Let’s put this into perspective. A handgun may weigh one and a half pounds, and yet require six to seven pounds of force to pull the trigger. A rifle, in contrast, may weigh ten pounds but only require four to five pounds of force to pull the trigger. See the difference?
Furthermore, rifles have a longer barrel and thus a much longer sight radius than handgun. A sight radius is the length from the rear sight to the front sight. Pistols will usually have a sight radius of five inches or less. Rifles, on the other hand, will have a sight radius many times that.
Since shooting accurately means you need to properly align the front sight and the rear sight, a longer sight radius means it is easier to shoot accurately.
Does all this mean that handguns are hard to shoot? Not necessarily. Small handguns, like .380 ACP pocket pistols or .38 Special snubnose revolvers are notorious for having high recoil and being difficult to shoot accurately.
On the other hand, mid-sized to full-size service pistols such as a CZ-75, a Sig 226, a 1911 or a Beretta 92 are much easier to shoot because of their added weight and longer sight radius.
Both rifles and handguns are fun to shoot. Rifles, though, are just a little easier to train with.
It is also worth of note that rifles are far more effective than handguns as well, both in terms of shooting accurately on the shooting range and for defensive use. Rifle calibers have much greater power and velocity, far greater range, superior stopping power, and as we have already discussed, they are easier to shoot already.
In order to be a truly skilled shooter, whether it be for defense/tactical use or for fun recreational use, it is vitally important that you learn how to use both a handgun and a rifle. Don’t be discouraged from using a handgun just because it’s a little more difficult to train with.
You need to become familiar with both general types of weapons and train with both in order to be a truly versatile shooter.
A Brief History of Sport Shooting
The history of sport shooting goes far back to before firearms were invented.
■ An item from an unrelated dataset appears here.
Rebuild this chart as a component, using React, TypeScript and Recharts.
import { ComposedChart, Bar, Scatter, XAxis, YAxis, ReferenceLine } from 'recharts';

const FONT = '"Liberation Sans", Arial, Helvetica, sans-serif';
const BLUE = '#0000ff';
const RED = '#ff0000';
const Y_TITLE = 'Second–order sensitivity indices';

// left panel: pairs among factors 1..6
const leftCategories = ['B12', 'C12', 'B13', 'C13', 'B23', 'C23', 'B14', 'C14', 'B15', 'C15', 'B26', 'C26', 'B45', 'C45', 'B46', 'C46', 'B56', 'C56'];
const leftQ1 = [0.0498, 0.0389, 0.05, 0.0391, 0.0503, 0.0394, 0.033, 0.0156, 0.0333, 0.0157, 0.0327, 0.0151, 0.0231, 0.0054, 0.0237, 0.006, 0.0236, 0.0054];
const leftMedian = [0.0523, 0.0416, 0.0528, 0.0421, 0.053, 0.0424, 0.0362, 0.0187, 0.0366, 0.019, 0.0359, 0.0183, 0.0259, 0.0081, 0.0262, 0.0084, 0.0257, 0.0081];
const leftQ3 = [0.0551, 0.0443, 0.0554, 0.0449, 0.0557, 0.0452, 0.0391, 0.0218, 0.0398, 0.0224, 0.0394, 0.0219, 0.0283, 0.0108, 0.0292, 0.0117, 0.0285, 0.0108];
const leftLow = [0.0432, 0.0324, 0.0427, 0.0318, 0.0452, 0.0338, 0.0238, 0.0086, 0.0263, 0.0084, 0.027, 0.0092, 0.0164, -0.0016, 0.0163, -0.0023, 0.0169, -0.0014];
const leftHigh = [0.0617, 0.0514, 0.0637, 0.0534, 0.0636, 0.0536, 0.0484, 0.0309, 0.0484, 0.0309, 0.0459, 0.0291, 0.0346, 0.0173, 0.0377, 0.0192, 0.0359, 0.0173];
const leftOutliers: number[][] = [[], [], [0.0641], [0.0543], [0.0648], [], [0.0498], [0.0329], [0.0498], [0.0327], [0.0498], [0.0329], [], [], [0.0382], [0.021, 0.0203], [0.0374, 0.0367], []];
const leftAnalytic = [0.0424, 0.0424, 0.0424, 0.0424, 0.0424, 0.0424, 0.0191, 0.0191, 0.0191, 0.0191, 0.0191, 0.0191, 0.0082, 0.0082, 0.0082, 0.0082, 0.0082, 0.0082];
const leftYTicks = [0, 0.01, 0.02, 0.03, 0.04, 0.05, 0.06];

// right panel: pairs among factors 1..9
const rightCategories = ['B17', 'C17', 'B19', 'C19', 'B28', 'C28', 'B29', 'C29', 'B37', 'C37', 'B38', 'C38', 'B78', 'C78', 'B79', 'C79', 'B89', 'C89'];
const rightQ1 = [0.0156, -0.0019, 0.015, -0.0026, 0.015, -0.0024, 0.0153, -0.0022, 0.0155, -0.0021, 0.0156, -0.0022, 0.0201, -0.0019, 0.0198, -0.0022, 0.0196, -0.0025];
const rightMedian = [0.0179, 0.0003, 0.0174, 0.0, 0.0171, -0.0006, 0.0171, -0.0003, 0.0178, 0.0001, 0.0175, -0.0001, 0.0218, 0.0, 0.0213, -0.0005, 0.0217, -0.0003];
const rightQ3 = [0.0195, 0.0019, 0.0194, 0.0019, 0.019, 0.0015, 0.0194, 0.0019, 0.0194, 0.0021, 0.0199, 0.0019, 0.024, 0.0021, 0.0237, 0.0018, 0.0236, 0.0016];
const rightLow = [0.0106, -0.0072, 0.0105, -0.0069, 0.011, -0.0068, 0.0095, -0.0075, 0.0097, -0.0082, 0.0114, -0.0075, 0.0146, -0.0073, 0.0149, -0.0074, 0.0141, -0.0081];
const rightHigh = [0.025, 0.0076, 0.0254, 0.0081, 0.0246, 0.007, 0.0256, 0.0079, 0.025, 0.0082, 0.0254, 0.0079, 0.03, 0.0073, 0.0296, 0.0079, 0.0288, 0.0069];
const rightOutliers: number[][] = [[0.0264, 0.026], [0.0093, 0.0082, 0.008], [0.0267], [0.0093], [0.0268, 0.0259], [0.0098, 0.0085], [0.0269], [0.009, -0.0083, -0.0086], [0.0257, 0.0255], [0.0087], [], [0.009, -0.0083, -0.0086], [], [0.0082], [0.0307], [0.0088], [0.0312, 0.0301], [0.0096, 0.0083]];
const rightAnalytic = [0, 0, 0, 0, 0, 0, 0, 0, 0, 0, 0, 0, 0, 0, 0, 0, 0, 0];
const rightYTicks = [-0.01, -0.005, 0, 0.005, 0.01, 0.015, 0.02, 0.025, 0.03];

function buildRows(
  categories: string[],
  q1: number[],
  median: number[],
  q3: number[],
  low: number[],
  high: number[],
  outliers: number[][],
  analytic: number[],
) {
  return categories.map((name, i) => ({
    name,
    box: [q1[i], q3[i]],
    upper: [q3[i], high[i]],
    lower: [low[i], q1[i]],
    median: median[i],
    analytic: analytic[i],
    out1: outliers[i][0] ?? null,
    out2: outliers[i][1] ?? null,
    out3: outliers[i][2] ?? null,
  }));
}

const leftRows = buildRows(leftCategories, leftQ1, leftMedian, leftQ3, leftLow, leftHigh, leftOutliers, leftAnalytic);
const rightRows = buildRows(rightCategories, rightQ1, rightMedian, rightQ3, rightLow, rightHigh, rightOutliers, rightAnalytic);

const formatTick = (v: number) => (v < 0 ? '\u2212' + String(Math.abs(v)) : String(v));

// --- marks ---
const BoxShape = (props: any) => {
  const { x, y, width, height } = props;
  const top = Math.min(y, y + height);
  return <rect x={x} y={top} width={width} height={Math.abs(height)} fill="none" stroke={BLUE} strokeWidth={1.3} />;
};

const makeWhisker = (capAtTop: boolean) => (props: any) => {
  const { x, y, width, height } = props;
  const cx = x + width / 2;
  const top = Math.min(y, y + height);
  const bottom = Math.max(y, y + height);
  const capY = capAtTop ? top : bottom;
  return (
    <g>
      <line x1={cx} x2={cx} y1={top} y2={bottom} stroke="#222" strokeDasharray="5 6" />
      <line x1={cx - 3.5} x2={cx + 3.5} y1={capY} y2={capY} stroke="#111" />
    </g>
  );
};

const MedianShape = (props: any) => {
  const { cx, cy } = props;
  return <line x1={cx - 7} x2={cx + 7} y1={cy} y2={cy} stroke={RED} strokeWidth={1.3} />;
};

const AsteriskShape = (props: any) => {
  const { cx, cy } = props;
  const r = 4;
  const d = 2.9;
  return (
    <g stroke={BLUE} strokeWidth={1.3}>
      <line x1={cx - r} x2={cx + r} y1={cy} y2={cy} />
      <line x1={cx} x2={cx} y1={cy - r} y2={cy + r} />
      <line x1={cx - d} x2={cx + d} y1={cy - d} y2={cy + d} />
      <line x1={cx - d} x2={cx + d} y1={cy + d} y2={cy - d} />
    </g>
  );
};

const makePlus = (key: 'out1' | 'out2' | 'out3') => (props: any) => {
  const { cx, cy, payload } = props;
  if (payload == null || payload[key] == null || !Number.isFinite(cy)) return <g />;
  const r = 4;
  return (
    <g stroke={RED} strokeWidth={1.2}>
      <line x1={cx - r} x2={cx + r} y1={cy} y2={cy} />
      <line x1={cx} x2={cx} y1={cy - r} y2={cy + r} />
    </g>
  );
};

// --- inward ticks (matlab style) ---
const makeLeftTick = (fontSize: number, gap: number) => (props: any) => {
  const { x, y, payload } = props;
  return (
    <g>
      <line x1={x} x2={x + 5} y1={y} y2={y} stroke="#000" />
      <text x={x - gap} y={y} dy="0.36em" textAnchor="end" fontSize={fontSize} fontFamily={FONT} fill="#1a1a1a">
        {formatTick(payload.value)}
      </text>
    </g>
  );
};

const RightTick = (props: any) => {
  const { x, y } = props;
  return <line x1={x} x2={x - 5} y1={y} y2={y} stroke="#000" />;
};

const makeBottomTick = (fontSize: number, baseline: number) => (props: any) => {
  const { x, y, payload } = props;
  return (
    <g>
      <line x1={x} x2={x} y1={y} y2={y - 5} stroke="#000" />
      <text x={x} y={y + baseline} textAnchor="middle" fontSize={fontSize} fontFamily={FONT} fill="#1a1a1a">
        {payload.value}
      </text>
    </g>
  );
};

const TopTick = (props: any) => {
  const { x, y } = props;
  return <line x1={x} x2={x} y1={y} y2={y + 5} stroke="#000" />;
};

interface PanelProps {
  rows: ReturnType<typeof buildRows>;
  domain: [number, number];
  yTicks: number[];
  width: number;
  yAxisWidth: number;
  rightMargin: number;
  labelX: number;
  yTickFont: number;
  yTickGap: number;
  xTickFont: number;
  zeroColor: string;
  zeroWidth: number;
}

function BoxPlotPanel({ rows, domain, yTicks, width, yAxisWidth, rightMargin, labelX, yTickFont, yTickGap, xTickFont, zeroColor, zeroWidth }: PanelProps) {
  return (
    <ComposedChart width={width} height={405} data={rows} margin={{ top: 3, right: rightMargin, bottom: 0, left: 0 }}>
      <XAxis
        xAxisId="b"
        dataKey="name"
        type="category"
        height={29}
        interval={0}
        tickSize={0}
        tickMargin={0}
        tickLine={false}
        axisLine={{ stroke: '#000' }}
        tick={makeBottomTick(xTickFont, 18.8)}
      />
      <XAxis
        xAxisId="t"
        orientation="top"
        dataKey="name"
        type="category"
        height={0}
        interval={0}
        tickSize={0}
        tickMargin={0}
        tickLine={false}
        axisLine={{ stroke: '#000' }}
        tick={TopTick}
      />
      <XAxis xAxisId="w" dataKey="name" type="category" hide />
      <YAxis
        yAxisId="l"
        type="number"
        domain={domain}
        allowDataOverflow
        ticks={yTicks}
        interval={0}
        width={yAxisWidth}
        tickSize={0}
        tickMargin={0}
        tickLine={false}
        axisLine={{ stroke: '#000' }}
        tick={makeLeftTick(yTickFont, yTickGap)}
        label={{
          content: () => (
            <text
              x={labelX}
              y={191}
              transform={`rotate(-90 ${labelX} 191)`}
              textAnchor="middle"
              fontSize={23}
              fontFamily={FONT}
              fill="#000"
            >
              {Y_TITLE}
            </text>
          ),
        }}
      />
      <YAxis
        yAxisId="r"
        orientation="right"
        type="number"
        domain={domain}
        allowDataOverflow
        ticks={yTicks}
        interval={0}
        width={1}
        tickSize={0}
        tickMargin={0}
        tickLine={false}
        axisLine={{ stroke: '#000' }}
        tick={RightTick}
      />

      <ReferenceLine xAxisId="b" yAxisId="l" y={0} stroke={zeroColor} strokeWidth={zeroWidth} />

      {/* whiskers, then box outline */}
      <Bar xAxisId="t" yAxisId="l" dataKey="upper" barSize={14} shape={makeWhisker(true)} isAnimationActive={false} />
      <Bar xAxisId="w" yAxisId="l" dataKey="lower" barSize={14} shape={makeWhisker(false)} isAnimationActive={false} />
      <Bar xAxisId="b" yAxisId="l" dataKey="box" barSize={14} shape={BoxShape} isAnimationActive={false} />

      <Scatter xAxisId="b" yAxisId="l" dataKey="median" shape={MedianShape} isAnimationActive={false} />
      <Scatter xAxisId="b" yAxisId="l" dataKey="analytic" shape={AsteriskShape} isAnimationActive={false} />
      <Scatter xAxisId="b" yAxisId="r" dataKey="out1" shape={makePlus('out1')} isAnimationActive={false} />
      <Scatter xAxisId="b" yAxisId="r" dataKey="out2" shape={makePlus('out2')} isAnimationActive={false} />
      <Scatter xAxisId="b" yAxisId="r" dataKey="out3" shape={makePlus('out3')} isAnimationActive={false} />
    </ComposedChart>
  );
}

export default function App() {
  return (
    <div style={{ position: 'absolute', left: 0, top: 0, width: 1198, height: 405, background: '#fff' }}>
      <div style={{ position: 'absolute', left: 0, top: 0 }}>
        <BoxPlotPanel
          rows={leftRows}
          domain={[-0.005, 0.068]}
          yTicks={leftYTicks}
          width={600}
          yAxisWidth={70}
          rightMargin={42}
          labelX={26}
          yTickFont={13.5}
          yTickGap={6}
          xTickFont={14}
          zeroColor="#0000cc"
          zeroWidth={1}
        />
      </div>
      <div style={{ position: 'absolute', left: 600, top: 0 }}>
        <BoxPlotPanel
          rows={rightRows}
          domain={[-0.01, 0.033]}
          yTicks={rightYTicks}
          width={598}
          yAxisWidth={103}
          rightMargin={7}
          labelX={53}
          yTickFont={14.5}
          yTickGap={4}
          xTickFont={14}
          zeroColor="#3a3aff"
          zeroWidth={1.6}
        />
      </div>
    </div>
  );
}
That’s because the very first target shooting done for sport was done with slingshots, spears, and bow and arrows. There is evidence that shooting with these kinds of weapons was an official sport in Ancient Egypt three thousand years ago. We know this from hieroglyphics found in ancient Egyptian tombs.
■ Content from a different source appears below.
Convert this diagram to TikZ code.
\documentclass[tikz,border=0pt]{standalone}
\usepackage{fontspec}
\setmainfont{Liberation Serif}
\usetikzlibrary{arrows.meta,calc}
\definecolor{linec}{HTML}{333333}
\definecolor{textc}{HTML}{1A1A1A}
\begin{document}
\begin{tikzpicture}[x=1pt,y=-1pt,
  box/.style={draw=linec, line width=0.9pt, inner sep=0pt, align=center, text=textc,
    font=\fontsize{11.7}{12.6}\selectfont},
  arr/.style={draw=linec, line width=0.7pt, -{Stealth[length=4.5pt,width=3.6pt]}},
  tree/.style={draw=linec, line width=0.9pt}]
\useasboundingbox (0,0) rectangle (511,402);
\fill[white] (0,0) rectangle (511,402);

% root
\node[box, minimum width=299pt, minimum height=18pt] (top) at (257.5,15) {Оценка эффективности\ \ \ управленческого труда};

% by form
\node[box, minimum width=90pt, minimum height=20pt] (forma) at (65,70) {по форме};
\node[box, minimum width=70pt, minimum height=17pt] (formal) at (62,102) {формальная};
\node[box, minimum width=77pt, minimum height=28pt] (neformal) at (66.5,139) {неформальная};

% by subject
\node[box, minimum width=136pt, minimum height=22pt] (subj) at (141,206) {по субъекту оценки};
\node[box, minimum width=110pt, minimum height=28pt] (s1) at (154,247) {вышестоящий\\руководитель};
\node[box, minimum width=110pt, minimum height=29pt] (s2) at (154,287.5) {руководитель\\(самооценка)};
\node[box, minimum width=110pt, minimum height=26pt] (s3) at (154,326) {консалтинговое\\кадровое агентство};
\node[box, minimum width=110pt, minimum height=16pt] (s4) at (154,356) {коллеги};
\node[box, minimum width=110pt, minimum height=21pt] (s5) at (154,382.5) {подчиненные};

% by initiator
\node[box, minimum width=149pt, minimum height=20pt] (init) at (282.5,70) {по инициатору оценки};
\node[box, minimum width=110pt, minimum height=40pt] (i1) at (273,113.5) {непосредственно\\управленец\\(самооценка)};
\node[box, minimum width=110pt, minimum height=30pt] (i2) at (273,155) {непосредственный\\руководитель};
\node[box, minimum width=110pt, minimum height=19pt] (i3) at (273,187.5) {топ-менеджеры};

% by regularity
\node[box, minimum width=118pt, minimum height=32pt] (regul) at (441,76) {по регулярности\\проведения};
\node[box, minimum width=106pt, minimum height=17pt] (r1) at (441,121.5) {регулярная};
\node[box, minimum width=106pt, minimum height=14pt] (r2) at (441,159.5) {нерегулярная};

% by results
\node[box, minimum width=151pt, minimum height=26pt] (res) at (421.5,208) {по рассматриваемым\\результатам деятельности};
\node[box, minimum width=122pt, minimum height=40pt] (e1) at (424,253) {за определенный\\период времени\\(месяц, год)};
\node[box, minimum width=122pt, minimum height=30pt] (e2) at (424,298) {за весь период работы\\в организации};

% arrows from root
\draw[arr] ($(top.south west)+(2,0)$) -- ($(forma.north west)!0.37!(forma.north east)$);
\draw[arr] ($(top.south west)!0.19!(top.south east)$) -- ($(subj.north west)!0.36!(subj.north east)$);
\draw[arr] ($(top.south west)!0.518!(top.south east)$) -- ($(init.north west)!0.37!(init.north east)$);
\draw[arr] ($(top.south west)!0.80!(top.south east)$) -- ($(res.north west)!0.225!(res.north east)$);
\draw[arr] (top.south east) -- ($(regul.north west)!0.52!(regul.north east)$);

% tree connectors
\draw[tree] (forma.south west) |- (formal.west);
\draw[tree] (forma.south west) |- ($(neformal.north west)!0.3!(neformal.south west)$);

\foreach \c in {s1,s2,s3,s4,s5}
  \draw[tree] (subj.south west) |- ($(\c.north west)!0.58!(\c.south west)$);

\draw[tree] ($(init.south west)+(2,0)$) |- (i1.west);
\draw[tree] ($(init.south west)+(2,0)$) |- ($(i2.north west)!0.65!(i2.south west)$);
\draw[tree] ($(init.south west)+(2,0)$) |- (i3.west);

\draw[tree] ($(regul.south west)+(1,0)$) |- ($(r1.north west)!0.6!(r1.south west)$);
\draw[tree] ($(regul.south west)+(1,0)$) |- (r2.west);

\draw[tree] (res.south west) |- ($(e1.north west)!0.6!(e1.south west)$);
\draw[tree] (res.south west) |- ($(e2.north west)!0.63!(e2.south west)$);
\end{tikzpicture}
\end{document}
Target shooting later evolved into shooting with shoulder weapons, specifically crossbows. Crossbows were invented in the Middle Ages, and there is evidence that crossbow shooting was an official sport in the various German states during the 1100s.
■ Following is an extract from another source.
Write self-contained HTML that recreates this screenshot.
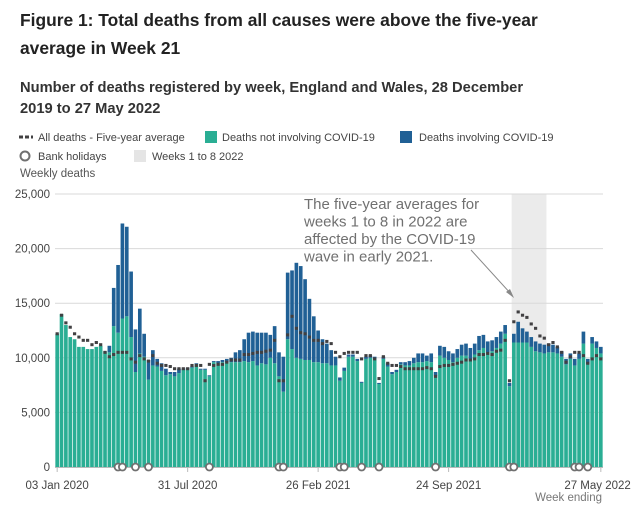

Four hundred years later in the 1500s, firearms were invented, and those that had rifled barrels were being used in competitions just like crossbows, spears, bows, and slingshots had been.
As far as America was concerned, shooting as a sport literally began after settlers arrived in the New York and frontiersmen gathered together. The most popular firearms of that era were the Kentucky and Pennsylvania flintlock muskets. Frontiersmen and other competitors would shoot at both immobile wooden targets, and at turkeys or other wild game.
Ever since then, target shooting has been one of the largest and most popular sports in America. By the 1800s, shooting matches with a wide variety of different firearms were attracting hundreds of thousands of eager spectators from all over the world.
Trap shooting, which is still popular today, officially began in the 1820s. Whereas today we shoot clay pigeons in games of skeet and trap, back then, glass balls with feathers in them were used.
Trap later evolved into skeet shooting in the 1900s. The primary differences between trap and skeet is that skeet is meant to simulate bird hunting as much as possible. In trap, the clay pigeons are usually launched away from the shooter, whereas in skeet they are launched across from left to right or from right to left.
Today, target shooting remains one of the most popular and prominent recreational sports in America. The Jackson Hole Shooting Experience took this sport forward with their introduction of luxury entertainment shooting by popularizing the term “shooting experience.”
In addition to the emergence of shooting experiences, there are numerous shooting matches available for you to take part in, and even for those who don’t want to take part in an official competitive shooting sport, you can still easily go shooting on your own or with friends either in the woods or in a shooting range.
In conclusion, target shooting is an American tradition, and in many ways, it is a worldwide tradition as a recreational sport. As firearms continue to evolve and develop, so will the many different kinds of shooting competitions as well.